The Vikings only won a single Ed Thorp trophy in the franchise history. After all, Minnesota had only been in the league for eight years, but had the building blocks in place to be one of the great franchises of the 1970s. Hall of Fame head coach Bud Grant was now in his third season as head coach and had taken the Vikings from a 3-8 team to 12-2 and the top of the NFL. With Pro Bowl quarterback Joe Kapp at the helm, future Hall of Famers Ron Yary and Mick Tingelhoff protecting him, and Alan Page, Carl Eller, Gary Larson and Jim Marshall on the defensive line, Minnesota was poised to win multiple championships.

They defeated the Baltimore Colts, who had knocked them out of the 1968 NFL Playoffs, by 38 points en route to a 12 game winning streak in 1969. In fact, they led the league in both PPG (27.1) and PA (9.1). The Vikings literally dominated every aspect of the game. On January 4th, 1970, they shellacked the Cleveland Browns in the NFL Championship game at a freezing Metropolitan Stadium 27-7 to advance to their first Super Bowl. The team was awarded the final Ed Thorp Memorial Trophy as the 1969 NFL Champions.

And they lost it.

Straight up lost it. The trophy just disappeared.

Fans didn't know it at the time, but losing the Ed Thorp trophy would kick off a decades-long curse for the Minnesota Vikings. They entered Super Bowl IV as 12 point favorites against Len Dawson and the Kansas City Chiefs.

Yeah, about that...

The Vikings lost 23-7.

But that's not all folks. Despite re-acquiring Hall of Fame quarterback Fran Tarkenton from the New York Giants in 1972 and featuring the daunting Purple People Eater defense, the Vikings would lose three Super Bowls in four years from 1974 to 1977. The year they didn't make the Super Bowl was the famed "Hail Mary" play from Roger Staubach to Drew Pearson that knocked the Vikings out of the playoffs in 1975.

And it doesn't end there. From the Herschel Walker trade in 1989 to Gary Anderson in 1998 to the Brett Favre interception in 2010 to Blair Walsh in 2016, the Vikings have seen promising seasons end in tears and frustration. In fact, the Vikings have the most playoff losses (28) in league history.

The kicker with the Ed Thorp Memorial Trophy is that, to this day, nobody knows where that trophy is.

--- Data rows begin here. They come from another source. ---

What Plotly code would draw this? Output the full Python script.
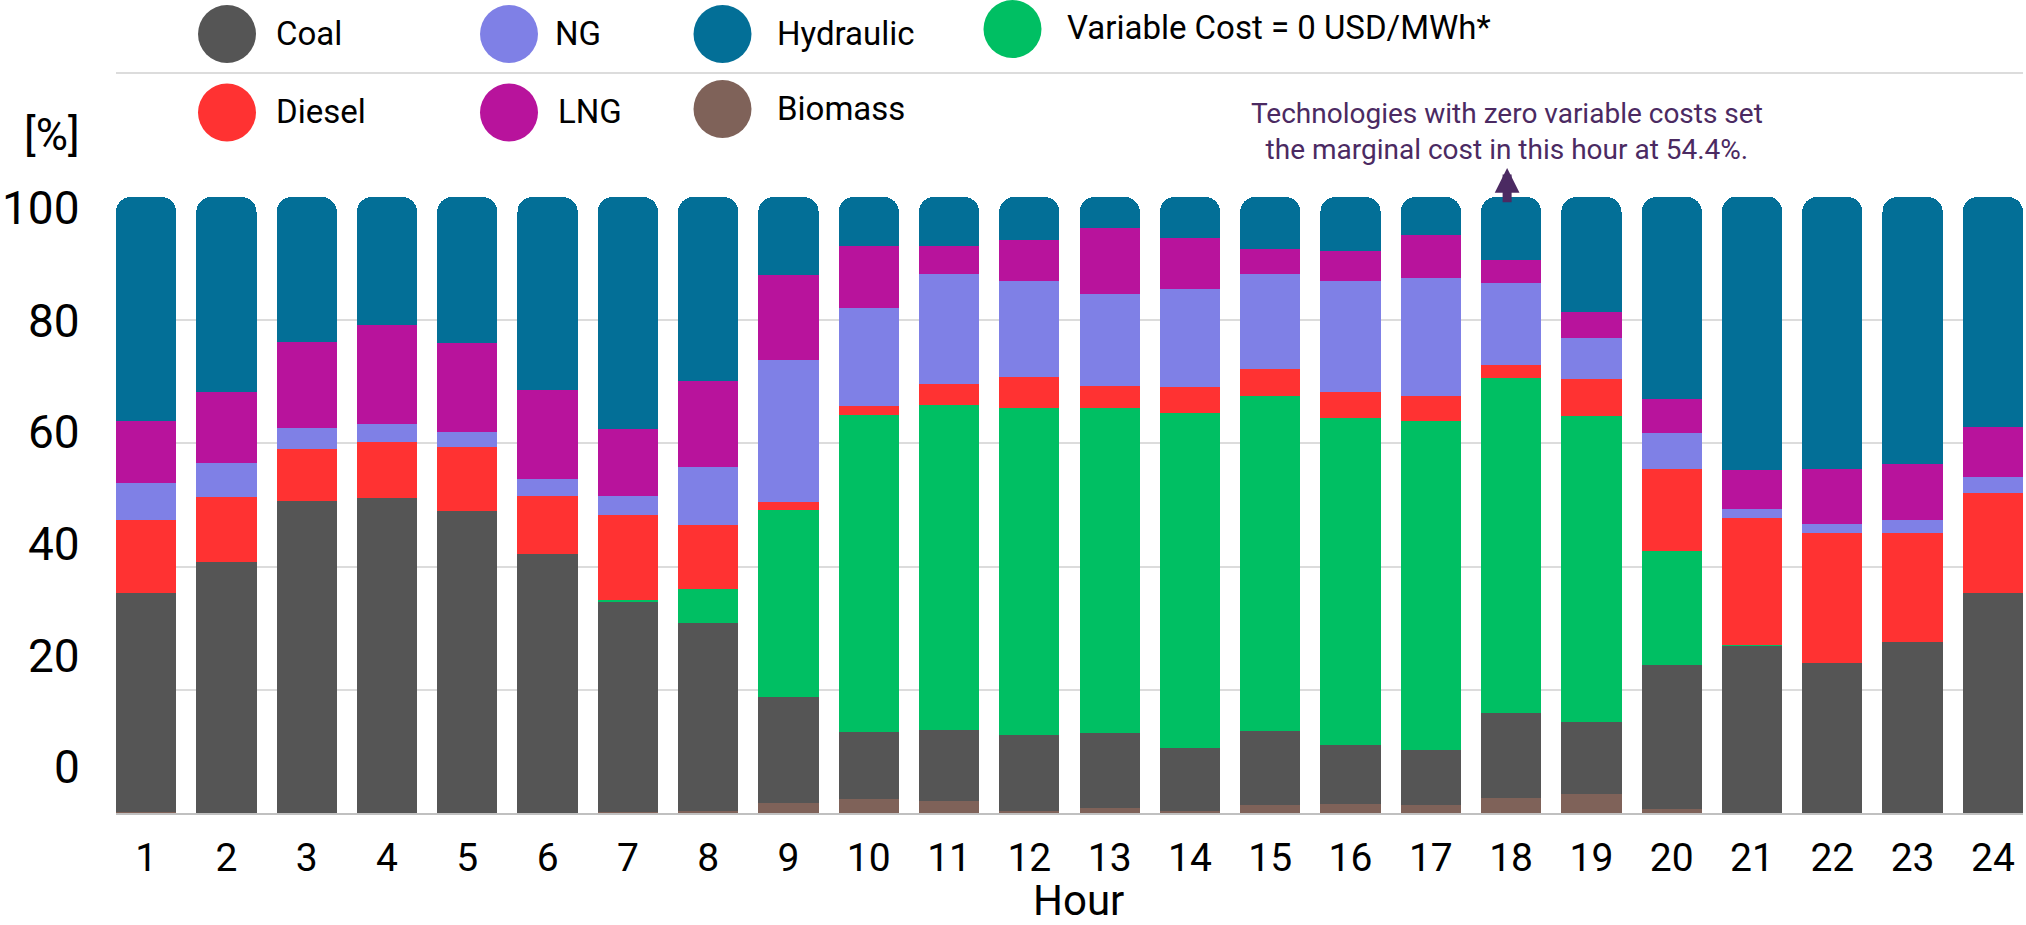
import plotly.graph_objects as go

# ---------------- data ----------------
hours = list(range(1, 25))
series_names = ["Biomass", "Coal", "Variable Cost = 0 USD/MWh*", "Diesel", "NG", "LNG", "Hydraulic"]

biomass = [0.1, 0, 0, 0, 0, 0, 0.1, 0.3, 1.7, 2.2, 1.9, 0.3, 0.8, 0.3, 1.3, 1.5, 1.3, 2.4, 3.1, 0.6, 0, 0, 0, 0]
coal = [35.6, 40.7, 50.6, 51.2, 49.0, 42.1, 34.2, 30.6, 17.1, 11.0, 11.6, 12.4, 12.2, 10.3, 12.0, 9.6, 9.0, 13.8, 11.7, 23.5, 27.2, 24.3, 27.7, 35.7]
vc0 = [0, 0, 0, 0, 0, 0, 0.3, 5.4, 30.4, 51.4, 52.8, 53.0, 52.7, 54.4, 54.4, 53.0, 53.4, 54.4, 49.6, 18.4, 0.1, 0, 0, 0]
diesel = [11.8, 10.6, 8.5, 9.1, 10.4, 9.4, 13.8, 10.4, 1.3, 1.4, 3.4, 5.1, 3.7, 4.1, 4.3, 4.2, 4.0, 2.2, 6.0, 13.3, 20.6, 21.1, 17.7, 16.2]
ng = [6.1, 5.6, 3.4, 2.8, 2.5, 2.7, 3.1, 9.4, 23.0, 16.0, 17.8, 15.5, 14.9, 16.0, 15.5, 18.0, 19.2, 13.2, 6.7, 5.9, 1.4, 1.5, 2.1, 2.7]
lng = [10.1, 11.4, 13.9, 16.1, 14.4, 14.4, 10.8, 14.0, 13.9, 10.1, 4.6, 6.7, 10.6, 8.3, 4.0, 5.0, 7.0, 3.7, 4.2, 5.5, 6.4, 9.0, 9.1, 8.0]
hydraulic = [36.3, 31.7, 23.6, 20.8, 23.7, 31.4, 37.7, 29.9, 12.6, 7.9, 7.9, 7.0, 5.1, 6.6, 8.5, 8.7, 6.1, 10.3, 18.7, 32.8, 44.4, 44.1, 43.4, 37.4]

series_values = [biomass, coal, vc0, diesel, ng, lng, hydraulic]
y_ticks = [0, 20, 40, 60, 80, 100]
y_tick_text = ["0", "20", "40", "60", "80", "100"]
marginal_hour = 18
marginal_share = 54.4

# ---------------- styles ----------------
colors = {
    "Biomass": "#7f6259",
    "Coal": "#555555",
    "Variable Cost = 0 USD/MWh*": "#00bf63",
    "Diesel": "#ff3232",
    "NG": "#7f80e6",
    "LNG": "#b8139c",
    "Hydraulic": "#036f97",
}
FONT = "Roboto"
W, H = 2026, 925
L, R, T, B = 116, 3, 197, 112
PW, PH = W - L - R, H - T - B


def px_x(px):
    return (px - L) / PW


def px_y(py):
    return (H - B - py) / PH


fig = go.Figure()
for name, vals in zip(series_names, series_values):
    fig.add_trace(go.Bar(
        x=hours, y=vals, name=name,
        marker=dict(color=colors[name], line=dict(width=0)),
        showlegend=False,
    ))

# ---------------- custom legend ----------------
legend_items = [
    ("Coal", 227, 34, 274, 33),
    ("NG", 509, 34, 553, 33),
    ("Hydraulic", 722.5, 34, 775, 33),
    ("Variable Cost = 0 USD/MWh*", 1012.5, 29, 1065, 27),
    ("Diesel", 227, 112.5, 274, 111),
    ("LNG", 509, 112.5, 556, 111),
    ("Biomass", 722.5, 109, 775, 108),
]
shapes = []
annotations = []
for name, cx, cy, tx, ty in legend_items:
    shapes.append(dict(
        type="circle", xref="paper", yref="paper",
        xsizemode="pixel", ysizemode="pixel",
        xanchor=px_x(cx), yanchor=px_y(cy),
        x0=-29, x1=29, y0=-29, y1=29,
        fillcolor=colors[name], line=dict(width=0), layer="above",
    ))
    annotations.append(dict(
        text=name, xref="paper", yref="paper", x=px_x(tx), y=px_y(ty),
        xanchor="left", yanchor="middle", showarrow=False,
        font=dict(family=FONT, size=33, color="#000000"),
    ))

# separator line between the legend rows
shapes.append(dict(
    type="line", xref="paper", yref="paper",
    x0=0, x1=1, y0=px_y(73), y1=px_y(73),
    line=dict(color="#dcdcdc", width=2),
))

# y tick labels: in the reference they sit on a slightly compressed scale
# relative to the gridlines (label pixel centres)
y_label_px = [767, 656, 544, 432, 320.5, 207.5]
for txt, py in zip(y_tick_text, y_label_px):
    annotations.append(dict(
        text=txt, xref="paper", yref="paper", x=px_x(82), y=px_y(py),
        xanchor="right", yanchor="middle", showarrow=False,
        font=dict(family=FONT, size=46, color="#000000"),
    ))

# [%] unit label
annotations.append(dict(
    text="[%]", xref="paper", yref="paper", x=px_x(82), y=px_y(135),
    xanchor="right", yanchor="middle", showarrow=False,
    font=dict(family=FONT, size=44, color="#000000"),
))

# Hour axis title
annotations.append(dict(
    text="Hour", xref="paper", yref="paper", x=px_x(1078), y=px_y(900),
    xanchor="center", yanchor="middle", showarrow=False,
    font=dict(family=FONT, size=42, color="#000000"),
))

# callout text and arrow
annotations.append(dict(
    text=f"Technologies with zero variable costs set<br>the marginal cost in this hour at {marginal_share}%.",
    xref="x", yref="paper", x=marginal_hour - 0.05, y=px_y(131.5),
    xanchor="center", yanchor="middle", showarrow=False, align="center",
    font=dict(family=FONT, size=28, color="#4b2a62"),
))
annotations.append(dict(
    text="", xref="x", yref="y", x=marginal_hour - 0.05, y=104.7,
    axref="x", ayref="y", ax=marginal_hour - 0.05, ay=98.9,
    showarrow=True, arrowhead=2, arrowsize=0.55, arrowwidth=9,
    arrowcolor="#4b2a62", standoff=0, startstandoff=0,
))

fig.update_layout(
    width=W, height=H,
    margin=dict(l=L, r=R, t=T, b=B, pad=0),
    paper_bgcolor="white", plot_bgcolor="white",
    barmode="stack", bargap=0.25, barcornerradius=15,
    font=dict(family=FONT, color="#000000"),
    showlegend=False,
    shapes=shapes, annotations=annotations,
    xaxis=dict(
        range=[0.625, 24.375], tickvals=hours, ticktext=[str(h) for h in hours],
        showgrid=False, zeroline=False, showline=True, linecolor="#c0c0c0", linewidth=1.5,
        ticks="", tickfont=dict(family=FONT, size=39, color="#000000"),
        ticklabelstandoff=9,
    ),
    yaxis=dict(
        range=[0, 100], tickvals=y_ticks, showticklabels=False,
        showgrid=True, gridcolor="#dcdcdc", gridwidth=2, zeroline=False, ticks="",
    ),
)

fig.write_html("out.html")
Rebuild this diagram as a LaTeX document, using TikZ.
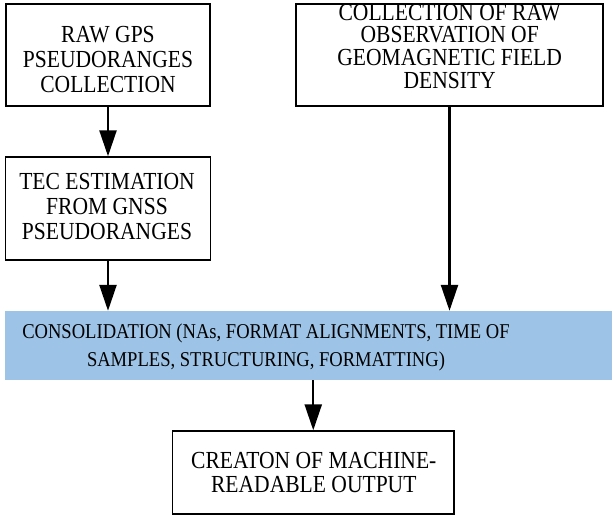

It was discovered in 2015, however, that there the original traveling trophy was only awarded from 1934 to 1939, when the Green Bay Packers stashed it, and a new trophy was awarded to the rival Chicago Bears in 1940. What's even more intriguing is that somebody continued to etch the names of the winners of the trophy on the original until 1951, when it ran out of room.